Mining’s key role in the energy transition is focus of MIT conference
Mining will play an important role in the world’s transition from fossil fuels to renewable forms of energy because the technologies involved will require huge amounts of minerals, especially metals. How will the world meet that increasing demand while minimizing environmental and social impacts? That was the theme of the MIT Conference on Mining, Environment, and Society held in early September.
The conference, organized by MIT’s Environmental Solutions Initiative, included six panels on everything from producing minerals sustainably to community relations and mining.
“Our low carbon future is minerals intensive, and this creates some really fundamental tensions and tradeoffs that require systems-based, scalable and cross-disciplinary solutions,” said Elsa Olivetti, moderator of a panel discussion on innovation for a circular mining economy, or how recycling and reuse can be integrated into mining. Olivetti, an expert on improving the environmental and economic sustainability of materials, is the Esther and Harold E. Edgerton associate professor in materials science and engineering.
A second panel on critical minerals and sustainability was led by Antoine Allanore, an associate professor of metallurgy in the Department of Materials Science and Engineering and an expert on sustainable metals and minerals processing.
Olivetti and Allanore are also affiliated with the Materials Research Laboratory.
A key conclusion from both of their panels: solutions must involve collaborations across many sectors, including governments, industry, environmentalists, and community activists. “I think we have to innovate…in the ways that companies and other stakeholders interact and relate to each other, and think together of common concerns,” said Natascha Nunes da Cunha, lead mining specialist at the Inter-American Development Bank and a participant in the Allanore panel.
More minerals
Panelists put the enormity of our upcoming need for more minerals and metals in perspective with a few key statistics.
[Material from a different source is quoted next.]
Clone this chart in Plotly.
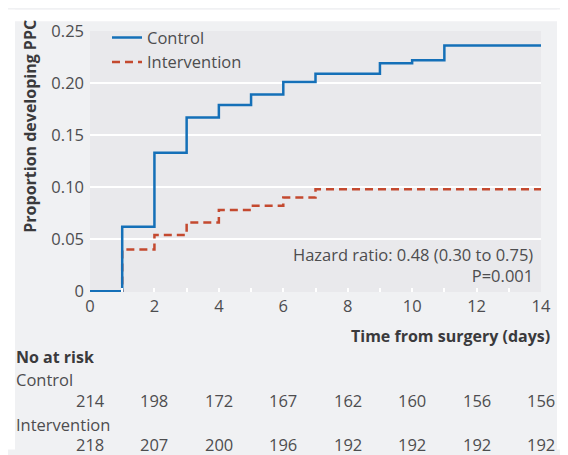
import plotly.graph_objects as go

# ---- data ----
control_days = [0, 1, 2, 3, 4, 5, 6, 7, 9, 10, 11, 14]
control_prop = [0, 0.062, 0.133, 0.167, 0.179, 0.189, 0.201, 0.209, 0.219, 0.222, 0.236, 0.236]
interv_days = [0, 1, 2, 3, 4, 5, 6, 7, 14]
interv_prop = [0, 0.040, 0.054, 0.066, 0.078, 0.082, 0.090, 0.098, 0.1015]
risk_days = [0, 2, 4, 6, 8, 10, 12, 14]
risk_control = [214, 198, 172, 167, 162, 160, 156, 156]
risk_interv = [218, 207, 200, 196, 192, 192, 192, 192]
y_ticks = [0, 0.05, 0.10, 0.15, 0.20, 0.25]
y_ticktext = ["0", "0.05", "0.10", "0.15", "0.20", "0.25"]

BLUE = "#1570b8"
RED = "#c4492f"
TXT = "#4d4d4f"
DARK = "#3a3a3c"
PANEL = "#f0f1f3"
PLOTBG = "#e9e9ec"
FONT = "Open Sans"
FS = 16.5      # regular text
FSB = 16       # bold titles

# the page body adds an 8px margin, so the figure is drawn 8px smaller
OFF = 8
W, H = 568 - OFF, 455 - OFF
L, R, T, B = 90 - OFF, 568 - 541, 22 - OFF, 455 - 292
pw, ph = W - L - R, H - T - B


def px_x(px):
    return (px - OFF - L) / pw


def px_y(py):
    return (H - B - (py - OFF)) / ph


fig = go.Figure()
fig.add_trace(go.Scatter(x=interv_days, y=interv_prop, mode="lines", name="Intervention",
                         line=dict(color=RED, width=2.5, dash="8px,5px", shape="hv")))
fig.add_trace(go.Scatter(x=control_days, y=control_prop, mode="lines", name="Control",
                         line=dict(color=BLUE, width=2.5, shape="hv")))

# white strips outside the grey panel (only over empty margins)
for x0, x1, y0, y1 in [(0, 15, 0, 455), (0, 568, 0, 12), (557, 568, 0, 455)]:
    fig.add_shape(type="rect", xref="paper", yref="paper", x0=px_x(x0), x1=px_x(x1),
                  y0=px_y(y1), y1=px_y(y0), fillcolor="white", line=dict(width=0), layer="above")


def note(text, x, y, xanchor, size, color, xref="paper", **kw):
    return dict(text=text, xref=xref, yref="paper", x=x, y=y, xanchor=xanchor, yanchor="middle",
                showarrow=False, borderpad=0, font=dict(size=size, color=color, family=FONT), **kw)


ann = []
ann.append(note("<b>Proportion developing PPC</b>", px_x(30), px_y(121), "center", FSB, DARK,
                textangle=-90))
ann.append(note("<b>Time from surgery (days)</b>", px_x(551), px_y(338), "right", FSB, DARK))
ann.append(note("<b>No at risk</b>", px_x(15), px_y(359), "left", FSB, DARK, height=18))
ann.append(note("Control", px_x(15), px_y(382), "left", FS, TXT, height=18))
ann.append(note("Intervention", px_x(15), px_y(429), "left", FS, TXT, height=18))
for d, c, i in zip(risk_days, risk_control, risk_interv):
    ann.append(note(str(c), d, px_y(404), "center", FS, TXT, xref="x", height=18))
    ann.append(note(str(i), d, px_y(449), "center", FS, TXT, xref="x", height=18))
ann.append(note("Hazard ratio: 0.48 (0.30 to 0.75)<br>P=0.001", px_x(534), px_y(264), "right",
                FS, TXT, align="right"))

fig.update_layout(
    width=W, height=H,
    margin=dict(l=L, r=R, t=T, b=B),
    paper_bgcolor=PANEL, plot_bgcolor=PLOTBG,
    font=dict(family=FONT, size=FS, color=TXT),
    showlegend=True,
    legend=dict(x=px_x(107), y=px_y(11), xanchor="left", yanchor="top", bgcolor="rgba(0,0,0,0)",
                traceorder="reversed", font=dict(size=FS, color=TXT), tracegroupgap=0,
                borderwidth=0),
    annotations=ann,
)
fig.update_xaxes(range=[0, 14], tickvals=risk_days, showgrid=False, zeroline=False,
                 ticks="inside", ticklen=4, tickcolor="white", tickwidth=1.5,
                 minor=dict(dtick=1, ticks="inside", ticklen=4, tickcolor="white", tickwidth=1.5),
                 tickfont=dict(size=FS, color=TXT), showline=False, ticklabelstandoff=2)
fig.update_yaxes(range=[-0.0008, 0.25], tickvals=y_ticks, ticktext=y_ticktext, showgrid=True,
                 gridcolor="white", gridwidth=1.5, zeroline=False, ticks="",
                 tickfont=dict(size=FS, color=TXT), showline=False, ticklabelstandoff=5)

fig.write_html("out.html")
For example, Nunes da Cunha noted that a low-carbon economy will require doubling the global production of minerals such as copper, zinc, and lithium, while the production of certain rare earth metals will need to grow sixfold. In addition, Allanore noted that these materials must also be of an unprecedented purity.
Daniel Litvin, a participant in the Allanore panel, said that “over 300 significant new mines will need to be developed by 2035 to supply enough graphite, nickel, lithium and cobalt for electric vehicle batteries.” Litvin is senior advisor to the Executive Committee of Environmental Resources Management.
Two enormous challenges
Litvin went on to cite “two enormous challenges” related to critical minerals and sustainability. “Challenge number one is that the energy transition is slowed down, maybe even grinds to a halt, because supply is unable to keep up with demand.” There are many reasons for this, he said, including social and political opposition to new mines. “Permitting of a significant new mine can take five to 10 years; in some cases, it can take 20 years. These are timescales that don’t…fit with the rapid need for these critical minerals.” Challenge number two, he said, is the potential negative social and environmental consequences of increased critical mineral production.
Litvin noted that “there are lots of solutions being promulgated to tackle both of these problems, but to my mind they’re not sufficiently ambitious nor sufficiently joined up.”
That said, Litvin, Nunes da Cunha, and their co-panelist Jim Wormington noted that many stakeholders are well aware of these problems and are working to address them. For example, “the mining industry is much more willing to acknowledge that it has a long track record of abuses and that that shouldn’t be part of the future of the [energy] transition,” said Wormington, a senior researcher and advocate in the Economic Justice and Rights Division of Human Rights Watch.
The circular mining economy
Eléonore Lèbre, a participant in the Olivetti panel, noted that some of the minerals we will need could come from re-mining old mines or even processing wastes from those mines. “There is an opportunity for recovering metals and minerals that were overlooked in previous [mining] operations,” said Lebre, a research fellow at the University of Queensland’s Centre for Social Responsibility in Mining. Among other positives, this could be good for “countries that rely on mining revenues heavily and don’t necessarily have opportunities to implement the circular economy in other sectors.”
She warned, however, that that “we must be very careful that reprocessing of material is not done at the expense of mine rehabilitation. Because these two activities can actually be quite conflicting, because to rehabilitate means you need to cover up the material that you may want to reprocess.”
Saleem Ali, also on the Olivetti panel, said that mining wastes, or tailings, represent a major opportunity for the circular mining economy. Many tailings could be easily processed with new technologies such as phytomining, in which plants are used to accumulate high concentrations of metals. Ali, the Blue and Gold Distinguished Professor of Energy and the Environment at the University of Delaware, began his presentation with a diagram comparing the amount of global tailings to a map of Manhattan.
Andreas Exner of the Center of Sustainable Transformation at the University of Graz concluded the Olivetti panel by saying, “I think that many of the issues that we have been discussing point towards the need of even more discussions and that is actually what democracy is all about.”